Для подвижника не столь важны причины искушений, сколько сам факт их существования как обучительных искушений. "Не ищи причины искушений, откуда они исходят", - назидают Каллист и Игнатий [20, с. 331]. Искушение - это средство преложения катастического человека: "муж не искушенный неискусен" [21, с. 331]. При всем бесчисленном разнообразии искушений души подвижника они подчиняются неизменному закону триадичности воздействия на ту или иную силу души, работа над которой соответствует определенной ступени духовного возрастания.

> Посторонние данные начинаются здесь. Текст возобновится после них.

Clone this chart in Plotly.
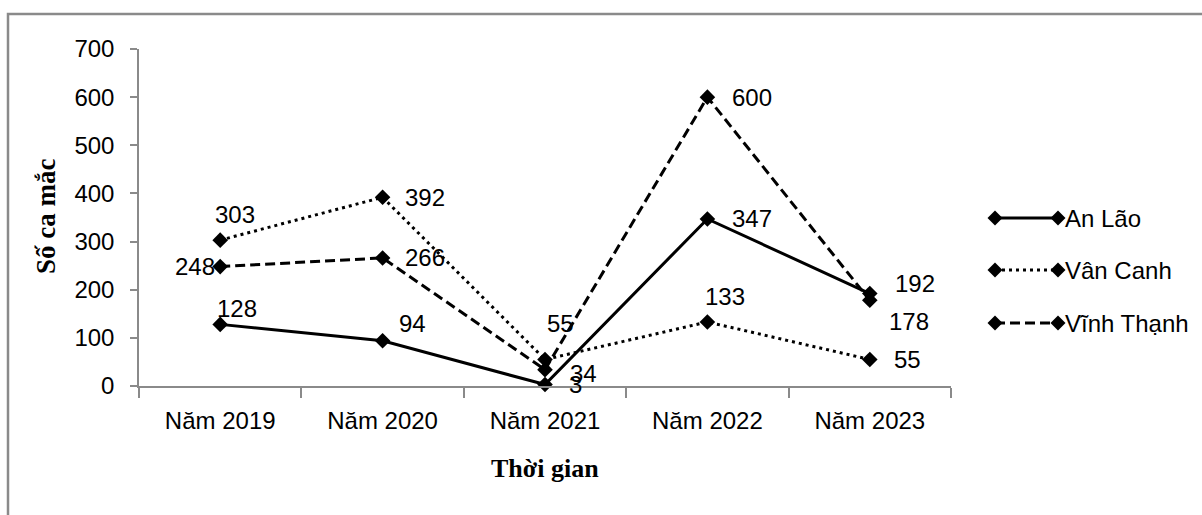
import plotly.graph_objects as go

# Số ca mắc theo năm ở ba huyện
years = ["Năm 2019", "Năm 2020", "Năm 2021", "Năm 2022", "Năm 2023"]
an_lao = [128, 94, 3, 347, 192]
van_canh = [303, 392, 55, 133, 55]
vinh_thanh = [248, 266, 34, 600, 178]
series_names = ["An Lão", "Vân Canh", "Vĩnh Thạnh"]
y_ticks = [0, 100, 200, 300, 400, 500, 600, 700]

W, H = 1202, 515
FONT_BOLD = "Liberation Serif"
FONT = "Liberation Sans"
FS = 24
AXIS_GREY = "#8a8a8a"

# plot area in pixels
X0, X1 = 139, 951
Y_TOP, Y_ZERO = 49, 386


def px(x):
    return x / W


def py(y):
    return 1 - y / H


series = [an_lao, van_canh, vinh_thanh]
dashes = ["solid", "3px,4px", "10px,5px"]

fig = go.Figure()
for name, vals, dash in zip(series_names, series, dashes):
    fig.add_trace(go.Scatter(
        x=years, y=vals, name=name, mode="lines+markers",
        line=dict(color="black", width=3, dash=dash),
        marker=dict(symbol="diamond", size=12, color="black"),
        showlegend=False, cliponaxis=False,
    ))

# data label placement: (xanchor, xshift, yshift) per point
label_pos = [
    [("left", -5, 16), ("left", 14, 17), ("left", 22, 0), ("left", 23, 0), ("left", 23, 10)],
    [("left", -7, 26), ("left", 20, 0), ("left", 0, 36), ("left", -4, 25), ("left", 22, 0)],
    [("right", -3, 0), ("left", 20, 0), ("left", 23, -4), ("left", 23, 0), ("left", 17, -21)],
]

annotations = []
for vals, pos in zip(series, label_pos):
    for cat, v, (anc, dx, dy) in zip(years, vals, pos):
        annotations.append(dict(
            x=cat, y=v, xref="x", yref="y", text=str(v), showarrow=False,
            xanchor=anc, yanchor="middle", xshift=dx, yshift=dy,
            font=dict(family=FONT, size=FS, color="black"),
        ))

# axis titles
annotations.append(dict(
    x=px((X0 + X1) / 2), y=py(468), xref="paper", yref="paper",
    text="<b>Thời gian</b>", showarrow=False, xanchor="center", yanchor="middle",
    font=dict(family=FONT_BOLD, size=26, color="black"),
))
annotations.append(dict(
    x=px(46), y=py(217), xref="paper", yref="paper",
    text="<b>Số ca mắc</b>", showarrow=False, xanchor="center", yanchor="middle",
    textangle=-90, font=dict(family=FONT_BOLD, size=27, color="black"),
))

shapes = []
# outer chart frame (left and top edges)
shapes.append(dict(
    type="path", xref="paper", yref="paper",
    path=f"M {px(8)} {py(H)} L {px(8)} {py(14)} L {px(W)} {py(14)}",
    line=dict(color=AXIS_GREY, width=2.5),
))

# legend: line with a diamond at each end, then the label
legend_rows = [218, 270, 323]
LX0, LX1 = 995, 1058
R = 7.5
for name, dash, yc in zip(series_names, dashes, legend_rows):
    shapes.append(dict(
        type="line", xref="paper", yref="paper",
        x0=px(LX0), x1=px(LX1), y0=py(yc), y1=py(yc),
        line=dict(color="black", width=3, dash=dash),
    ))
    for cx in (LX0, LX1):
        shapes.append(dict(
            type="path", xref="paper", yref="paper",
            path=(f"M {px(cx - R)} {py(yc)} L {px(cx)} {py(yc - R)} "
                  f"L {px(cx + R)} {py(yc)} L {px(cx)} {py(yc + R)} Z"),
            fillcolor="black", line=dict(color="black", width=0),
        ))
    annotations.append(dict(
        x=px(1063), y=py(yc), xref="paper", yref="paper", text=name,
        showarrow=False, xanchor="left", yanchor="middle",
        font=dict(family=FONT, size=FS, color="black"),
    ))

fig.update_layout(
    width=W, height=H,
    margin=dict(l=0, r=0, t=0, b=0, autoexpand=False),
    paper_bgcolor="white", plot_bgcolor="white",
    font=dict(family=FONT, size=FS, color="black"),
    xaxis=dict(
        domain=[px(X0), px(X1)], type="category", range=[-0.5, 4.5],
        automargin=False,
        showline=True, linecolor=AXIS_GREY, linewidth=1.5,
        ticks="outside", tickson="boundaries", ticklen=10,
        tickcolor=AXIS_GREY, tickwidth=1.5, showgrid=False, zeroline=False,
        ticklabelstandoff=12,
        tickfont=dict(family=FONT, size=FS, color="black"),
    ),
    yaxis=dict(
        domain=[py(Y_ZERO), py(Y_TOP)], range=[0, 700], automargin=False,
        tickvals=y_ticks, showline=True, linecolor=AXIS_GREY, linewidth=1.5,
        ticks="outside", ticklen=7, tickcolor=AXIS_GREY, tickwidth=1.5,
        showgrid=False, zeroline=False, ticklabelstandoff=11,
        tickfont=dict(family=FONT, size=FS, color="black"),
    ),
    annotations=annotations, shapes=shapes, showlegend=False,
)

fig.write_html("out.html")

Григорий Синаит свидетельствует, что против трех сил души борются "три князя злобы". На первой ступени духовного роста "князь мира сего" нападает на проходящих деятельные добродетели как "заведующий войной" против раздражительной части души и окружает ее чарами страстей. "Князь воздушный" нападает на упражняющихся в мысленном созерцании. Он действует на словесную часть души через фантазии. "Исполин неведения" воздействует на ум, восходящий к Богу через смятение и страх, вносит в него туманные фантастические образы, призрачно производя молнии, громы и бури. В этом случае происходит как бы эффект прирож-дения искушений к соответственным силам души [22, с. 210]. Цель подвижника - приобретение навыков борьбы против всех видов искушений, ибо, по словам Григория Синаита, "навык обыкновенно претворяет природу и изменяет действо ее сообразно с произволением" [23, с. 211]. Но сколь бы ни были основательными навыки борьбы, на протяжении жизни подвижника эта борьба бесконечна, поскольку человек никогда не познает силы Божией и благодати в покое и свободе. А потому каждая новая мера приближения к благодатной старости характеризуется законом возрастания искушений.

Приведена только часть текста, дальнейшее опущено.